We could accept the status quo. This would mean that any existing Sync NoSend
type like those described above would be unsafe (that is, it would not be possible to write a non-'static closure with the correct bounds to make it safe to use), and it would not be possible to write a type like Arc<T> for a T with a bounded lifetime, as well as other safe concurrency constructs for fork-join concurrency. I do not think this is a good alternative.
We could do as proposed above, but change Sync to be a subtype of Send. Things wouldn't be too
different, but you wouldn't be able to write types like those discussed above. I am not sure that types like that are actually useful, but even if we did this I think you would usually want to use a Send bound anyway.
We could do as proposed above, but instead of changing Send, create a new type for this
purpose.
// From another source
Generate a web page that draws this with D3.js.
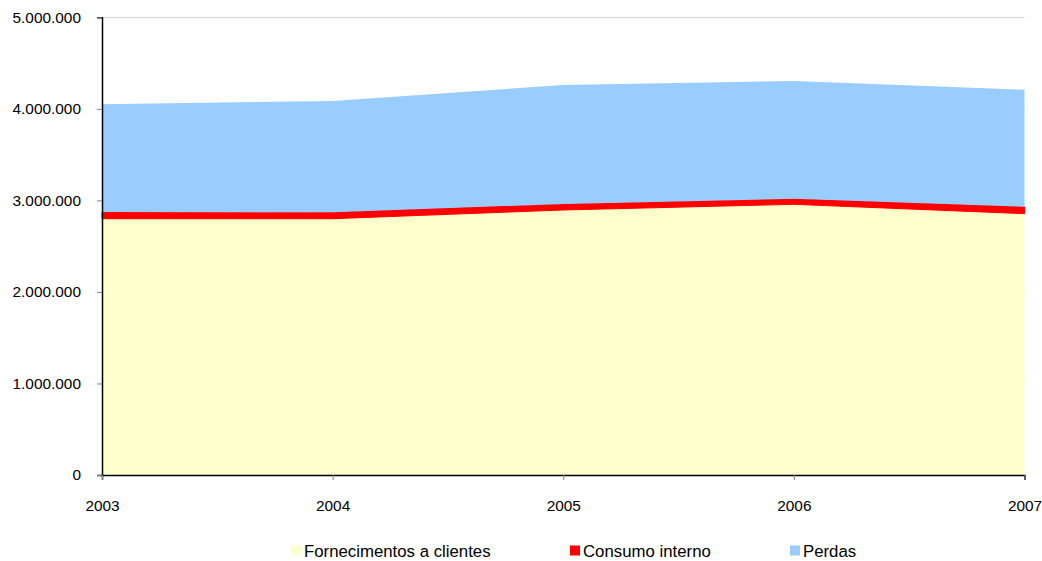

I suppose the advantage of this would be that user code currently using Send as a way to
get a 'static bound would not break. However, I don't think it makes a lot of sense to keep the
current Send type around if this is implemented, since the new type should be backwards compatible
with it where it was being used semantically correctly.
Is the new scheme actually safe? I think it is, but I certainly haven't proved it.
Can this wait until after Rust 1.0, if implemented? I think it is backwards incompatible, but I believe it will also be much easier to implement once opt-in kinds are fully implemented.
Is this actually necessary? I've asserted that I think it's important to be able to do the same things in bounded-lifetime threads that you can in regular threads, but it may be that it isn't.
Are types that are Sync and NoSend actually useful?